Copy out all of the material, matching it word for word.
= = =
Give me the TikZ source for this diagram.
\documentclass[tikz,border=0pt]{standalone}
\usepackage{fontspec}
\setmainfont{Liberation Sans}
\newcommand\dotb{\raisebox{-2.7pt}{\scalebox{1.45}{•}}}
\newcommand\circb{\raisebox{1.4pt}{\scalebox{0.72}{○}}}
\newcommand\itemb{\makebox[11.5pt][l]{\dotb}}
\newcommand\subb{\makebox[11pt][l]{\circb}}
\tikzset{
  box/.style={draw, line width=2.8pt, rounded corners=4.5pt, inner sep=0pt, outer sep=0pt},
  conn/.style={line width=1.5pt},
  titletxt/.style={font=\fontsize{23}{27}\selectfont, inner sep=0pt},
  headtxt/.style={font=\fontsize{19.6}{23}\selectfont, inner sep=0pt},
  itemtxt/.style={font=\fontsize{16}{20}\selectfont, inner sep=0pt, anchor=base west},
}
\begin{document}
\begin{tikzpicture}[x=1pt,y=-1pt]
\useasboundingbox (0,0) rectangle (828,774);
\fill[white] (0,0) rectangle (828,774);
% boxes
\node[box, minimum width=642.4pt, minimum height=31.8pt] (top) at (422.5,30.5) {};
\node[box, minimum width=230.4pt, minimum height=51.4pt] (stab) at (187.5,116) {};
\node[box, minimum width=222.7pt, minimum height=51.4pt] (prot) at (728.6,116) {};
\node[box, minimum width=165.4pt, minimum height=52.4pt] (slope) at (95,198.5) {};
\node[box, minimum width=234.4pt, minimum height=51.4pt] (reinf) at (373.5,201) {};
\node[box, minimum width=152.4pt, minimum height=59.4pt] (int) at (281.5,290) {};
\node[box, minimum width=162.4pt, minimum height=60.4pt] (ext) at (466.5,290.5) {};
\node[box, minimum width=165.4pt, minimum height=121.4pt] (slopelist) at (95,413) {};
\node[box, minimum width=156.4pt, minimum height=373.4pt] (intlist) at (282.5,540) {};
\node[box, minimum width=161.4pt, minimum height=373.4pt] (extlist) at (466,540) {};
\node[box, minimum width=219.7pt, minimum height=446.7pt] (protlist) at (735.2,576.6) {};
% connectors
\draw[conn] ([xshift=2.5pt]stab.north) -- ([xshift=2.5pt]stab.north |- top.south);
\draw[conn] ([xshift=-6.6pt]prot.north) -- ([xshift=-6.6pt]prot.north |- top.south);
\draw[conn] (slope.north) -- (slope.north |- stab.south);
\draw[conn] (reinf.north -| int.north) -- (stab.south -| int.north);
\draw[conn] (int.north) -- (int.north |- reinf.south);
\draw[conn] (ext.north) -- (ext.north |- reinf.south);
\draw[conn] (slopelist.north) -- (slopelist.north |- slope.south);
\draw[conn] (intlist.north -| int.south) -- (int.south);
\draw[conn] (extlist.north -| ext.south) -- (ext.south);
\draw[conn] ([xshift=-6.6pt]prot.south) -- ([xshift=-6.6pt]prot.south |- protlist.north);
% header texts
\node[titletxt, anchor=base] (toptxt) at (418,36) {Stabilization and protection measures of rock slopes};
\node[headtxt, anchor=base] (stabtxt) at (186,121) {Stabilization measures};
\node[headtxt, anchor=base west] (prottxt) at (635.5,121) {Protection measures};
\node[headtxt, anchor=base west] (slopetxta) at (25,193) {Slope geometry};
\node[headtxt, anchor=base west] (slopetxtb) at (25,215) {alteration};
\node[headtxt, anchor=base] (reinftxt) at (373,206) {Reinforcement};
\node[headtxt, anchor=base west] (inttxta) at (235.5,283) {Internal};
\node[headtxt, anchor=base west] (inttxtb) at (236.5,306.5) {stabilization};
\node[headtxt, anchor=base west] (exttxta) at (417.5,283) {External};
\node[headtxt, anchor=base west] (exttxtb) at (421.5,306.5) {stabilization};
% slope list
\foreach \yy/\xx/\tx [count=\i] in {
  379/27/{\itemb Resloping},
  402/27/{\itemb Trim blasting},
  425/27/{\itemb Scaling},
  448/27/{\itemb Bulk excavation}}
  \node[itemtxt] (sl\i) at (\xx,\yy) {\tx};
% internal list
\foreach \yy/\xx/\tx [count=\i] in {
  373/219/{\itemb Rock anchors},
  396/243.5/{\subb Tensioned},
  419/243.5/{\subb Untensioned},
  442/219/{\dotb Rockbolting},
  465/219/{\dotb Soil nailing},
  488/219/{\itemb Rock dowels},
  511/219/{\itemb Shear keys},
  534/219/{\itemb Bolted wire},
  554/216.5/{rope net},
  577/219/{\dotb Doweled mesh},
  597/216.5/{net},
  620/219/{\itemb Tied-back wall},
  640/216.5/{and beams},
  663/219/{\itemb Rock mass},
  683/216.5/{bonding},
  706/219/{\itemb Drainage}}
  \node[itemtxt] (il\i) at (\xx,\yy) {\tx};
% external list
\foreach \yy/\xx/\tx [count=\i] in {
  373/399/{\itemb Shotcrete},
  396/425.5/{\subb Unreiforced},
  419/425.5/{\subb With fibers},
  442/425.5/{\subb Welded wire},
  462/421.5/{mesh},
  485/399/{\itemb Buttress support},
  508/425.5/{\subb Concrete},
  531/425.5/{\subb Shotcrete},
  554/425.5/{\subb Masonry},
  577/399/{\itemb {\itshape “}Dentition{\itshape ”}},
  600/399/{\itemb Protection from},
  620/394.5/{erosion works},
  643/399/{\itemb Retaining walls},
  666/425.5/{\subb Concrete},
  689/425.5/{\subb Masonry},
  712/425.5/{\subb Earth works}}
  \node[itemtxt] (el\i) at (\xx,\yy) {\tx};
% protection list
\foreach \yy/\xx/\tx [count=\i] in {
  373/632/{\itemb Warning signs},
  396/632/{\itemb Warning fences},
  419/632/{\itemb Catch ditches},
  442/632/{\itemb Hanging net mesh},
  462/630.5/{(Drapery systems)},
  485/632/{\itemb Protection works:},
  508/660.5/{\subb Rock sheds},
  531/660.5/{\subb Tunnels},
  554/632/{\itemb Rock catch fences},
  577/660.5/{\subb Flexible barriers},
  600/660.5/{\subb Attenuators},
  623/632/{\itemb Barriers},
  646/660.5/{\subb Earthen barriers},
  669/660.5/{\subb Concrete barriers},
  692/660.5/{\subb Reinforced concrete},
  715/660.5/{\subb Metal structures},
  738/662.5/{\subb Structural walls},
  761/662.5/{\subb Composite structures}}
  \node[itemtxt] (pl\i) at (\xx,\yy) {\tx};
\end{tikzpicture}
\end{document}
= = =
Written solution:
Give me the TikZ source for this diagram.
\documentclass[tikz,border=0pt]{standalone}
\usepackage{fontspec}
\setmainfont{Liberation Sans}
\newcommand\dotb{\raisebox{-2.7pt}{\scalebox{1.45}{•}}}
\newcommand\circb{\raisebox{1.4pt}{\scalebox{0.72}{○}}}
\newcommand\itemb{\makebox[11.5pt][l]{\dotb}}
\newcommand\subb{\makebox[11pt][l]{\circb}}
\tikzset{
  box/.style={draw, line width=2.8pt, rounded corners=4.5pt, inner sep=0pt, outer sep=0pt},
  conn/.style={line width=1.5pt},
  titletxt/.style={font=\fontsize{23}{27}\selectfont, inner sep=0pt},
  headtxt/.style={font=\fontsize{19.6}{23}\selectfont, inner sep=0pt},
  itemtxt/.style={font=\fontsize{16}{20}\selectfont, inner sep=0pt, anchor=base west},
}
\begin{document}
\begin{tikzpicture}[x=1pt,y=-1pt]
\useasboundingbox (0,0) rectangle (828,774);
\fill[white] (0,0) rectangle (828,774);
% boxes
\node[box, minimum width=642.4pt, minimum height=31.8pt] (top) at (422.5,30.5) {};
\node[box, minimum width=230.4pt, minimum height=51.4pt] (stab) at (187.5,116) {};
\node[box, minimum width=222.7pt, minimum height=51.4pt] (prot) at (728.6,116) {};
\node[box, minimum width=165.4pt, minimum height=52.4pt] (slope) at (95,198.5) {};
\node[box, minimum width=234.4pt, minimum height=51.4pt] (reinf) at (373.5,201) {};
\node[box, minimum width=152.4pt, minimum height=59.4pt] (int) at (281.5,290) {};
\node[box, minimum width=162.4pt, minimum height=60.4pt] (ext) at (466.5,290.5) {};
\node[box, minimum width=165.4pt, minimum height=121.4pt] (slopelist) at (95,413) {};
\node[box, minimum width=156.4pt, minimum height=373.4pt] (intlist) at (282.5,540) {};
\node[box, minimum width=161.4pt, minimum height=373.4pt] (extlist) at (466,540) {};
\node[box, minimum width=219.7pt, minimum height=446.7pt] (protlist) at (735.2,576.6) {};
% connectors
\draw[conn] ([xshift=2.5pt]stab.north) -- ([xshift=2.5pt]stab.north |- top.south);
\draw[conn] ([xshift=-6.6pt]prot.north) -- ([xshift=-6.6pt]prot.north |- top.south);
\draw[conn] (slope.north) -- (slope.north |- stab.south);
\draw[conn] (reinf.north -| int.north) -- (stab.south -| int.north);
\draw[conn] (int.north) -- (int.north |- reinf.south);
\draw[conn] (ext.north) -- (ext.north |- reinf.south);
\draw[conn] (slopelist.north) -- (slopelist.north |- slope.south);
\draw[conn] (intlist.north -| int.south) -- (int.south);
\draw[conn] (extlist.north -| ext.south) -- (ext.south);
\draw[conn] ([xshift=-6.6pt]prot.south) -- ([xshift=-6.6pt]prot.south |- protlist.north);
% header texts
\node[titletxt, anchor=base] (toptxt) at (418,36) {Stabilization and protection measures of rock slopes};
\node[headtxt, anchor=base] (stabtxt) at (186,121) {Stabilization measures};
\node[headtxt, anchor=base west] (prottxt) at (635.5,121) {Protection measures};
\node[headtxt, anchor=base west] (slopetxta) at (25,193) {Slope geometry};
\node[headtxt, anchor=base west] (slopetxtb) at (25,215) {alteration};
\node[headtxt, anchor=base] (reinftxt) at (373,206) {Reinforcement};
\node[headtxt, anchor=base west] (inttxta) at (235.5,283) {Internal};
\node[headtxt, anchor=base west] (inttxtb) at (236.5,306.5) {stabilization};
\node[headtxt, anchor=base west] (exttxta) at (417.5,283) {External};
\node[headtxt, anchor=base west] (exttxtb) at (421.5,306.5) {stabilization};
% slope list
\foreach \yy/\xx/\tx [count=\i] in {
  379/27/{\itemb Resloping},
  402/27/{\itemb Trim blasting},
  425/27/{\itemb Scaling},
  448/27/{\itemb Bulk excavation}}
  \node[itemtxt] (sl\i) at (\xx,\yy) {\tx};
% internal list
\foreach \yy/\xx/\tx [count=\i] in {
  373/219/{\itemb Rock anchors},
  396/243.5/{\subb Tensioned},
  419/243.5/{\subb Untensioned},
  442/219/{\dotb Rockbolting},
  465/219/{\dotb Soil nailing},
  488/219/{\itemb Rock dowels},
  511/219/{\itemb Shear keys},
  534/219/{\itemb Bolted wire},
  554/216.5/{rope net},
  577/219/{\dotb Doweled mesh},
  597/216.5/{net},
  620/219/{\itemb Tied-back wall},
  640/216.5/{and beams},
  663/219/{\itemb Rock mass},
  683/216.5/{bonding},
  706/219/{\itemb Drainage}}
  \node[itemtxt] (il\i) at (\xx,\yy) {\tx};
% external list
\foreach \yy/\xx/\tx [count=\i] in {
  373/399/{\itemb Shotcrete},
  396/425.5/{\subb Unreiforced},
  419/425.5/{\subb With fibers},
  442/425.5/{\subb Welded wire},
  462/421.5/{mesh},
  485/399/{\itemb Buttress support},
  508/425.5/{\subb Concrete},
  531/425.5/{\subb Shotcrete},
  554/425.5/{\subb Masonry},
  577/399/{\itemb {\itshape “}Dentition{\itshape ”}},
  600/399/{\itemb Protection from},
  620/394.5/{erosion works},
  643/399/{\itemb Retaining walls},
  666/425.5/{\subb Concrete},
  689/425.5/{\subb Masonry},
  712/425.5/{\subb Earth works}}
  \node[itemtxt] (el\i) at (\xx,\yy) {\tx};
% protection list
\foreach \yy/\xx/\tx [count=\i] in {
  373/632/{\itemb Warning signs},
  396/632/{\itemb Warning fences},
  419/632/{\itemb Catch ditches},
  442/632/{\itemb Hanging net mesh},
  462/630.5/{(Drapery systems)},
  485/632/{\itemb Protection works:},
  508/660.5/{\subb Rock sheds},
  531/660.5/{\subb Tunnels},
  554/632/{\itemb Rock catch fences},
  577/660.5/{\subb Flexible barriers},
  600/660.5/{\subb Attenuators},
  623/632/{\itemb Barriers},
  646/660.5/{\subb Earthen barriers},
  669/660.5/{\subb Concrete barriers},
  692/660.5/{\subb Reinforced concrete},
  715/660.5/{\subb Metal structures},
  738/662.5/{\subb Structural walls},
  761/662.5/{\subb Composite structures}}
  \node[itemtxt] (pl\i) at (\xx,\yy) {\tx};
\end{tikzpicture}
\end{document}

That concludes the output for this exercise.